Morris, Leon. The Gospel according to Matthew. Grand Rapids: Wm. B. Eerdmans, 1992.
“III. Jesus’ Ministry in Galilee, 4:12-13:52” pp. 79-363.
Due to the length of this portion, we will divide notes roughly by biblical chapter.
“Matthew 10” pp. 241-271.
Jesus’ second discourse in Matthew’s Gospel began at Matthew 9:35, as Jesus pointed out the need for workers in his harvest. Chapter 10 continues with the work of the twelve Jesus sends out. Morris observes that the charge given is unique to Matthew, though much of the other teaching appears in Mark and Luke (Morris 1992, 241). Here the Twelve are appointed as apostles. Morris comments on how little we know of some of the, suggesting that it is no shame for us to live in relative obscurity (Morris 1992, 242). These men have authority for their mission of exorcism and healing (Morris 1992, 242). The apostles are listed in Matthew, Mark, and Luke with some variants in order. Matthew may have them in the pairs they were in on their mission (Morris 1992, 243). “Matthew was more interested in the instructions Jesus gave the preachers than in the actual trip, for he mentions neither that they departed, nor where they went, nor when they returned” (Morris 1992, 245). They are to go to Israel, preaching and healing (Morris 1992, 245). They are to go to Israel, preaching and healing (Morris 1992, 246), not taking the normal provisions one takes on a journey (Morris 1992, 247). As to lodging arrangements, Morris thinks the caution against moving house to house is most likely to encourage urgency and moves from town to town (Morris 1992, 249).

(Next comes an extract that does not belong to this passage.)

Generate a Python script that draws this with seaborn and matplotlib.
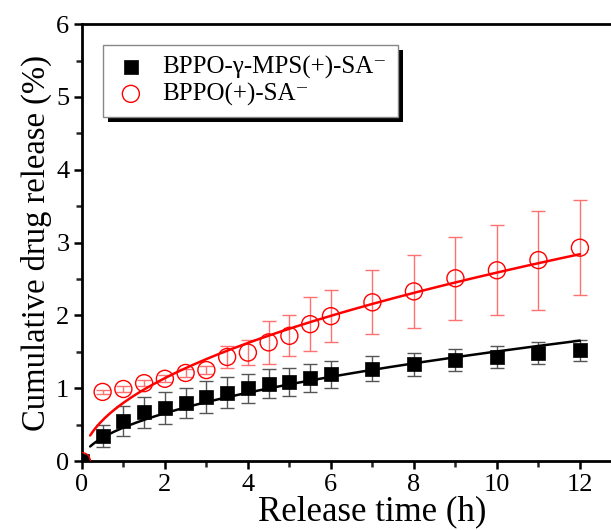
import numpy as np
import pandas as pd
import matplotlib
matplotlib.use("Agg")
import matplotlib.pyplot as plt
import seaborn as sns
from matplotlib.patches import Rectangle
from matplotlib.ticker import MultipleLocator

# release time (h)
TIME = [0, 0.5, 1, 1.5, 2, 2.5, 3, 3.5, 4, 4.5, 5, 5.5, 6, 7, 8, 9, 10, 11, 12]

# BPPO-gamma-MPS(+)-SA-
MPS_MEAN = [0, 0.35, 0.55, 0.67, 0.73, 0.80, 0.88, 0.94, 1.00, 1.06, 1.09, 1.14,
            1.19, 1.27, 1.33, 1.39, 1.43, 1.48, 1.52]
MPS_ERR = [0, 0.15, 0.20, 0.21, 0.22, 0.21, 0.22, 0.21, 0.20, 0.20, 0.19, 0.19,
           0.18, 0.17, 0.16, 0.15, 0.15, 0.15, 0.14]

# BPPO(+)-SA-
SA_MEAN = [0, 0.95, 0.99, 1.07, 1.13, 1.21, 1.25, 1.43, 1.49, 1.63, 1.72, 1.88,
           1.99, 2.18, 2.33, 2.51, 2.62, 2.76, 2.93]
SA_ERR = [0, 0.03, 0.04, 0.04, 0.05, 0.05, 0.05, 0.15, 0.17, 0.30, 0.28, 0.37,
          0.36, 0.44, 0.50, 0.57, 0.62, 0.68, 0.65]

# power-law fit y = k * t^n, parameters
MPS_FIT = (0.46, 0.515)
SA_FIT = (0.80, 0.51)
FIT_START = 0.2
FIT_END = 12

LABEL_MPS = "BPPO-\u03b3-MPS(+)-SA\u207b"
LABEL_SA = "BPPO(+)-SA\u207b"

sns.set_theme(style="ticks")
plt.rcParams["font.family"] = ["Liberation Serif", "DejaVu Serif"]
plt.rcParams["text.color"] = "black"
plt.rcParams["axes.labelcolor"] = "black"

df = pd.DataFrame({
    "time": TIME * 2,
    "release": MPS_MEAN + SA_MEAN,
    "err": MPS_ERR + SA_ERR,
    "sample": [LABEL_MPS] * len(TIME) + [LABEL_SA] * len(TIME),
})

t_fit = np.linspace(FIT_START, FIT_END, 200)
fit_df = pd.DataFrame({
    "time": np.concatenate([t_fit, t_fit]),
    "release": np.concatenate([MPS_FIT[0] * t_fit ** MPS_FIT[1], SA_FIT[0] * t_fit ** SA_FIT[1]]),
    "sample": [LABEL_MPS] * len(t_fit) + [LABEL_SA] * len(t_fit),
})

fig = plt.figure(figsize=(6.11, 5.30), dpi=100)
# axes runs past the right edge of the figure, as in the cropped original
ax = fig.add_axes([0.134, 0.130, 0.951, 0.8245])

# error bars
mps = df[df["sample"] == LABEL_MPS]
sa = df[df["sample"] == LABEL_SA]
ax.errorbar(mps["time"], mps["release"], yerr=mps["err"], fmt="none",
            ecolor="#555555", elinewidth=1.0, capsize=5, capthick=1.0, zorder=2)
ax.errorbar(sa["time"], sa["release"], yerr=sa["err"], fmt="none",
            ecolor="#ff7070", elinewidth=1.0, capsize=5, capthick=1.0, zorder=2)

# fitted curves
sns.lineplot(data=fit_df, x="time", y="release", hue="sample",
             palette={LABEL_MPS: "black", LABEL_SA: "red"}, linewidth=1.8,
             legend=False, ax=ax, zorder=3)

# data points
sns.scatterplot(data=mps, x="time", y="release", marker="s", s=110,
                color="black", edgecolor="black", linewidth=0.5,
                label=LABEL_MPS, ax=ax, zorder=4)
sns.scatterplot(data=sa, x="time", y="release", marker="o", s=150,
                facecolor="none", edgecolor="red", linewidth=1.0,
                label=LABEL_SA, ax=ax, zorder=4)

ax.set_xlim(0, 14)
ax.set_ylim(0, 6)
ax.set_xticks([0, 2, 4, 6, 8, 10, 12])
ax.set_xticks(np.arange(1, 14, 2), minor=True)
ax.yaxis.set_major_locator(MultipleLocator(1))
ax.yaxis.set_minor_locator(MultipleLocator(0.5))
ax.tick_params(which="major", direction="out", length=6, width=1.8,
               labelsize=19, colors="black", pad=3)
ax.tick_params(which="minor", direction="out", length=4, width=1.8)
for side in ["left", "bottom", "top", "right"]:
    ax.spines[side].set_visible(True)
    ax.spines[side].set_linewidth(2.0)
    ax.spines[side].set_color("black")

ax.set_xlabel("Release time (h)", fontsize=25, labelpad=0)
ax.set_ylabel("Cumulative drug release (%)", fontsize=23.5, labelpad=3)

leg = ax.legend(loc="upper left", bbox_to_anchor=(0.037, 0.953), fontsize=18,
                frameon=True, fancybox=False, edgecolor="#888888",
                facecolor="white", framealpha=1.0,
                handletextpad=0.6, borderpad=0.45, labelspacing=0.15,
                handlelength=1.3, borderaxespad=0)
leg.get_frame().set_linewidth(1.0)
leg.set_zorder(6)

# solid offset shadow behind the legend box
fig.canvas.draw()
bb = leg.get_window_extent().transformed(ax.transAxes.inverted())
dx = 5 / (ax.bbox.width)
dy = 5 / (ax.bbox.height)
ax.add_patch(Rectangle((bb.x0 + dx, bb.y0 - dy), bb.width, bb.height,
                       transform=ax.transAxes, facecolor="black",
                       edgecolor="none", zorder=5.5, clip_on=False))

fig.savefig("out.png", dpi=100)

In Matthew 1016-25 the instruction reaches beyond the immediate mission even to future generations, warning of persecution (Morris 1992, 251). Though the disciples are already and will remain in danger, the Master will care for them and use their careful forethought for protection (Morris 1992, 252). The reference to arrest and testimony before kings points clearly to future events as well (Morris 1992, 254). In verses 21 and following the conflicts over the Gospel will extend even to families (Morris 1992, 255). Jesus’ believers are to remain firm in trust (Morris 1992, 256).
Morris discusses various views of Jesus’ coming in Matthew 10:23. He suggests the most likely understanding is that it refers to the resurrection, the climax of Jesus’ work (Morris 1992, 258).
In verses 26-42 Morris notes that the summary teachings appear scattered throughout Mark and Luke. These teachings restate God’s care for his followers (Morris 1992, 261). The proper fear is not of those who can kill the body only but of God who can bring utter destruction (Morris 1992, 263). Yet at the same time the God who cares for insignificant birds certainly cares for his people (Morris 1992, 264). Though the deep division for the sake of the Gospel is very serious, Jesus states a greater value on trust in God (Morris 1992, 266).